Cay originally hired Rieley and his firm to do work on the grounds and gardens, and their collaboration on the dovecote was, as Rieley calls it, “a happy coincidence of research.” When Cay had said he wanted to have birds fly over the historic property’s garden, Rieley already had something in mind — Jefferson’s dovecote.
“It became a piece of the larger plan of the garden,” Rieley says. The founding father’s design attracted Rieley due to its elegance and simplicity.
“It’s a modest structure; it’s only about 12 and a half feet square. It’s quite simple, but it is very classically correct in the Tuscan order, and it’s based on sort of a temple form that Jefferson found very appealing,” Rieley says.
The Tuscan order is a classic Roman style of architecture.
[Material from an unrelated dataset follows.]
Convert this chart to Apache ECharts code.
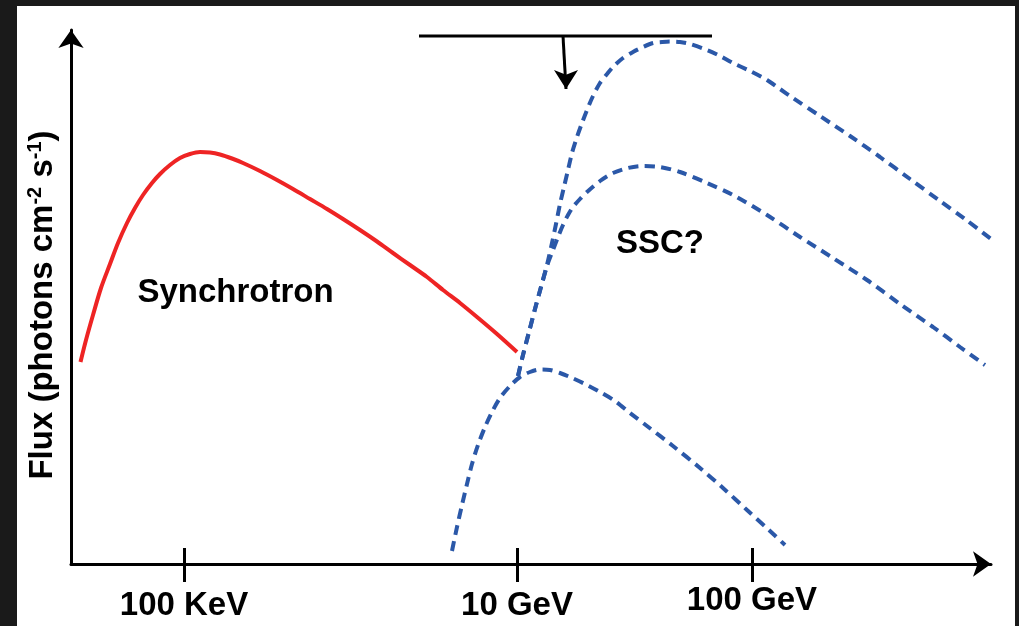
<!DOCTYPE html>
<html><head><meta charset="utf-8">
<script src="https://cdn.jsdelivr.net/npm/echarts@6/dist/echarts.min.js"></script>
<style>html,body{margin:0;padding:0;background:#1a1a1a}#c{width:1019px;height:626px}</style>
</head><body><div id="c"></div>
<script>
// Schematic units: x and y are arbitrary (log-energy / log-flux like) positions
const tickValues = [113, 446, 681];
const tickLabels = ['100 KeV', '10 GeV', '100 GeV'];

const synchrotron = [[9.5,202],[15,224],[22,249],[30,276],[39,300],[47,321],[56,341],[64,356],[72,369],[81,381],[89,390],[99,399],[109,406],[119,410],[129,412],[139,411.5],[149,409.5],[161,405.5],[172,401],[189,393],[206,384],[222,375],[239,365],[256,355],[272,345],[289,334],[306,322.5],[322,311],[339,299],[356,287],[372,274],[389,261],[406,247],[426,230],[446,212]];

const sscLow = [[381,13],[386,37],[391,59],[396,80],[401,100],[407,119],[414,137],[421,152],[429,166],[439,178],[449,187],[459,192],[469,194.5],[479,194],[489,191],[499,187],[514,180],[529,172],[544,163],[559,151],[576,138],[602,118],[629,96],[652,76],[676,54],[699,33],[714,19]];

const sscMid = [[447,188],[452,209],[458,232],[464,255],[470,277],[476,298],[482,314],[487,327],[492,339],[497,349],[502,357],[509,365],[516,372],[529,383],[542,391],[557,396],[572,398],[589,397],[609,392],[636,381],[662,369],[696,349],[729,327],[762,306],[796,284],[829,260],[862,237],[889,217],[914,199]];

const sscHigh = [[447,188],[452,209],[458,232],[464,255],[470,277],[476,299],[481,321],[485,340],[489,360],[493,377],[497,394],[501,411],[506,427],[511,441],[516,454],[522,468],[529,481],[536,490],[542,497],[552,506],[562,512],[572,517],[582,521],[591,522],[599,522.5],[609,522],[619,520],[636,514],[649,508],[662,501],[679,493],[696,484],[709,475],[722,466],[749,448],[779,428],[809,407],[839,385],[869,363],[894,345],[920,325]];

const limitBar = [[348,528],[641,528]];
const limitArrow = [[492,528],[495,475]];

const annoText = ['Synchrotron', 'SSC?'];
const annoX = [164.5, 589];
const annoY = [271, 320];

const FONT = '"Liberation Sans", Arial, Helvetica, sans-serif';
const chart = echarts.init(document.getElementById('c'));
const blueStyle = {color: '#2b58a8', width: 4, type: [10, 6.5], cap: 'butt'};

chart.setOption({
  backgroundColor: '#1a1a1a',
  animation: false,
  graphic: [{type: 'rect', z: -10, shape: {x: 17, y: 6, width: 998, height: 620}, style: {fill: '#ffffff'}}],
  grid: {left: 71, right: 28, top: 30, bottom: 62, containLabel: false},
  xAxis: [{
    type: 'value', min: 0, max: 920, position: 'bottom',
    axisLine: {show: true, lineStyle: {color: '#000', width: 3}, symbol: ['none', 'arrow'], symbolSize: [19, 18], symbolOffset: [0, 0]},
    axisTick: {show: true, inside: false, length: 18, lineStyle: {color: '#000', width: 3}, customValues: tickValues},
    axisLabel: {
      show: true, margin: 20, customValues: tickValues,
      formatter: v => {
        const i = tickValues.indexOf(v);
        return i === 2 ? '{b|' + tickLabels[i] + '}' : '{a|' + tickLabels[i] + '}';
      },
      rich: {
        a: {fontFamily: FONT, fontWeight: 'bold', fontSize: 33, color: '#000', lineHeight: 34, padding: [10, 0, 0, 0]},
        b: {fontFamily: FONT, fontWeight: 'bold', fontSize: 33, color: '#000', lineHeight: 34}
      }
    },
    splitLine: {show: false}
  }, {
    type: 'value', min: 0, max: 920, position: 'bottom', offset: 0,
    axisLine: {show: false},
    axisTick: {show: true, inside: true, length: 16, lineStyle: {color: '#000', width: 3}, customValues: tickValues},
    axisLabel: {show: false},
    splitLine: {show: false}
  }],
  yAxis: {
    type: 'value', min: 0, max: 534,
    name: 'Flux (photons cm{sup|-2} s{sup|-1})',
    nameLocation: 'middle', nameRotate: 90, nameGap: 11,
    nameTextStyle: {
      fontFamily: FONT, fontWeight: 'bold', fontSize: 33, color: '#000', padding: [0, 16, 0, 0],
      rich: {sup: {fontFamily: FONT, fontWeight: 'bold', fontSize: 20, color: '#000', padding: [0, 0, 15, 0]}}
    },
    axisLine: {show: true, lineStyle: {color: '#000', width: 3}, symbol: ['none', 'arrow'], symbolSize: [19, 18], symbolOffset: [0, 0]},
    axisTick: {show: false}, axisLabel: {show: false}, splitLine: {show: false}
  },
  series: [
    {type: 'line', name: 'SSC low', data: sscLow, smooth: 0.3, showSymbol: false, lineStyle: blueStyle, z: 2},
    {type: 'line', name: 'SSC mid', data: sscMid, smooth: 0.3, showSymbol: false, lineStyle: blueStyle, z: 2},
    {type: 'line', name: 'SSC high', data: sscHigh, smooth: 0.3, showSymbol: false, lineStyle: blueStyle, z: 2, clip: false},
    {type: 'line', name: 'Synchrotron', data: synchrotron, smooth: 0.3, showSymbol: false, lineStyle: {color: '#ee2424', width: 4}, z: 3},
    {type: 'line', name: 'limit', data: limitBar, showSymbol: false, lineStyle: {color: '#000', width: 3}, z: 4, clip: false},
    {type: 'line', name: 'limitArrow', showSymbol: true, symbol: 'none', clip: false,
      data: [{value: limitArrow[0], symbol: 'none'}, {value: limitArrow[1], symbol: 'arrow', symbolSize: [18, 19], symbolRotate: 180, itemStyle: {color: '#000'}}],
      lineStyle: {color: '#000', width: 3}, itemStyle: {color: '#000'}, z: 4},
    {type: 'scatter', name: 'labels', symbolSize: 0, z: 5, itemStyle: {opacity: 1},
      data: annoText.map((t, i) => ({name: t, value: [annoX[i], annoY[i]]})),
      label: {show: true, position: [0, 0], align: 'center', verticalAlign: 'middle', formatter: '{b}', fontFamily: FONT, fontWeight: 'bold', fontSize: 33, color: '#000', opacity: 1}
    }
  ]
});
</script></body></html>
Rieley explained that Andrea Palladio, a famous architect from the Renaissance era, used the temple structure primarily for farm buildings, invoking both a striking appearance and functional use — and Jefferson’s dovecote embodies that.
“It really combines those two things — being a habitation for pigeons in a temple form, but it combines the temple form with agricultural use,” he says. “So that that was an appealing part of it, and appropriate, both of those appropriate, for our garden setting.”